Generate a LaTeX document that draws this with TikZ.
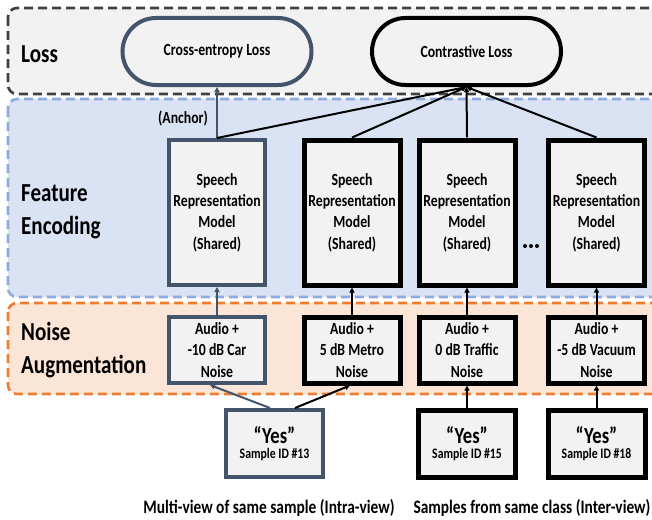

---

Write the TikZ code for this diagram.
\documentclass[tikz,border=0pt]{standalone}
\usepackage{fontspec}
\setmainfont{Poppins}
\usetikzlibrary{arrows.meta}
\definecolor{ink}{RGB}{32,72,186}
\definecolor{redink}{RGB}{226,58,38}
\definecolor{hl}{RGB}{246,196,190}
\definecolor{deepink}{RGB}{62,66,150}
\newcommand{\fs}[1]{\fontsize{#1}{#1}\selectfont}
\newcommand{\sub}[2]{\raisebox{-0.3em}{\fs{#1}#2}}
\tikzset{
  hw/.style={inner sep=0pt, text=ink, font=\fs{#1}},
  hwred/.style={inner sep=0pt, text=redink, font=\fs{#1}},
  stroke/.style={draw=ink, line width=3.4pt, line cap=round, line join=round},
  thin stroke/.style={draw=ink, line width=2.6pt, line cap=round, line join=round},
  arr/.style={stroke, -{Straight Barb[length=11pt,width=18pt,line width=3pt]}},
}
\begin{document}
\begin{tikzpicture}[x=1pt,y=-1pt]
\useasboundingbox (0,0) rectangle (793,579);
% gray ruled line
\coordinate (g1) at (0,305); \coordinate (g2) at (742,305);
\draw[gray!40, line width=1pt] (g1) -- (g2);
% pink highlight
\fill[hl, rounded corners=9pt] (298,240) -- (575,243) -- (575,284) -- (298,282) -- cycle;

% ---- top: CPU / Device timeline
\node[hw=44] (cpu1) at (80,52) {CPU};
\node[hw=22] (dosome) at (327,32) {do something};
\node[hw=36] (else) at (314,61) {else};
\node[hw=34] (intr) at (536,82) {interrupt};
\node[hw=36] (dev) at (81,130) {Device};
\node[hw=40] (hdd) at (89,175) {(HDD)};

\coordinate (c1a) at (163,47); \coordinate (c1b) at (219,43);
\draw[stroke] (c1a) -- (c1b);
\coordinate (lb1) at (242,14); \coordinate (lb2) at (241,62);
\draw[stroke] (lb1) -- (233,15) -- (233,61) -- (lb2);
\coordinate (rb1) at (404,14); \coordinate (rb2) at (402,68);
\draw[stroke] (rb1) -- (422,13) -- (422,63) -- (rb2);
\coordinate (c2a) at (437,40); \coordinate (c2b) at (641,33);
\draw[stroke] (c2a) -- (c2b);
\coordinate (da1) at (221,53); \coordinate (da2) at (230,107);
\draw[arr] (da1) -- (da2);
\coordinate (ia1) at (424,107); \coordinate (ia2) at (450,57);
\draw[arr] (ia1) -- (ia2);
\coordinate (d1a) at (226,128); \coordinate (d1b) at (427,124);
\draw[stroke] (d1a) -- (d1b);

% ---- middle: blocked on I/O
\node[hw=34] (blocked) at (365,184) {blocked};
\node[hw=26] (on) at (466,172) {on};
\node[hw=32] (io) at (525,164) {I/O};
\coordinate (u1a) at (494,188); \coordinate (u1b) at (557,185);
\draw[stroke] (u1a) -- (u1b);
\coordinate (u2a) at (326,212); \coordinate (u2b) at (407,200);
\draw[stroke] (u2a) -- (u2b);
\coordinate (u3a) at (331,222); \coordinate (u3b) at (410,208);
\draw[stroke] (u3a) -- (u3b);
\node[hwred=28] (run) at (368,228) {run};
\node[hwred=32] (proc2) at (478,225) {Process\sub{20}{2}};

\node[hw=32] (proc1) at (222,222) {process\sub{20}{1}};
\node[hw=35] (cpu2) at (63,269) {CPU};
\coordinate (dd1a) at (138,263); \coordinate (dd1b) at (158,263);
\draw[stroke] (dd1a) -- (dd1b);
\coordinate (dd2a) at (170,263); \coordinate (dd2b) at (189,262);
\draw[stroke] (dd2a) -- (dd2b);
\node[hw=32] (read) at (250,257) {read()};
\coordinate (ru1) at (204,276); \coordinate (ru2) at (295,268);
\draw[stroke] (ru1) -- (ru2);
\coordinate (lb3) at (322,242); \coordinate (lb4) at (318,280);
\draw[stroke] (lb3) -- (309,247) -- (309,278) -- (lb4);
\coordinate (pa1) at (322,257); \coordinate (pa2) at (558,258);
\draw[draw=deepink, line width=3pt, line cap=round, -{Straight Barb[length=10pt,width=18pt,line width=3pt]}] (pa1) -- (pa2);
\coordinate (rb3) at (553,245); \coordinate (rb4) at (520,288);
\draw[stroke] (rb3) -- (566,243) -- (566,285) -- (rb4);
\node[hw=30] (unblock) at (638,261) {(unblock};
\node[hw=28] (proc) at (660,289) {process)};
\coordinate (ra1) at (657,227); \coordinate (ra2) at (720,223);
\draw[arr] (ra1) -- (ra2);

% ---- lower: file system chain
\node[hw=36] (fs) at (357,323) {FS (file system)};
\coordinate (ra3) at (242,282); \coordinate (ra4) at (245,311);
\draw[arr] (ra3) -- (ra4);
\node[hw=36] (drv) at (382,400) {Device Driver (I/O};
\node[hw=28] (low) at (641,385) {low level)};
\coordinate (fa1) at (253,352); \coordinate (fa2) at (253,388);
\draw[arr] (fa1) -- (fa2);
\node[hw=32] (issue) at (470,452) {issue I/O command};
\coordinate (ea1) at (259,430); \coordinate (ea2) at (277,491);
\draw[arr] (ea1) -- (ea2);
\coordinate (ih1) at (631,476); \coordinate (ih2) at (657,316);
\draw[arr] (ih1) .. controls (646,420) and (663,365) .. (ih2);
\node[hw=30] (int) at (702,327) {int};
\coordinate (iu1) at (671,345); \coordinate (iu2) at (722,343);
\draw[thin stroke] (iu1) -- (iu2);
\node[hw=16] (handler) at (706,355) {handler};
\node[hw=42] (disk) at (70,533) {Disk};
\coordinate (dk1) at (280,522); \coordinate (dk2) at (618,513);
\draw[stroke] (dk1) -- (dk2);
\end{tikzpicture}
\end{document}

# THE PROBLEM:
The answer is a single number, the count of lines in the records that contain the string "this".

# WORKED ANSWER:
2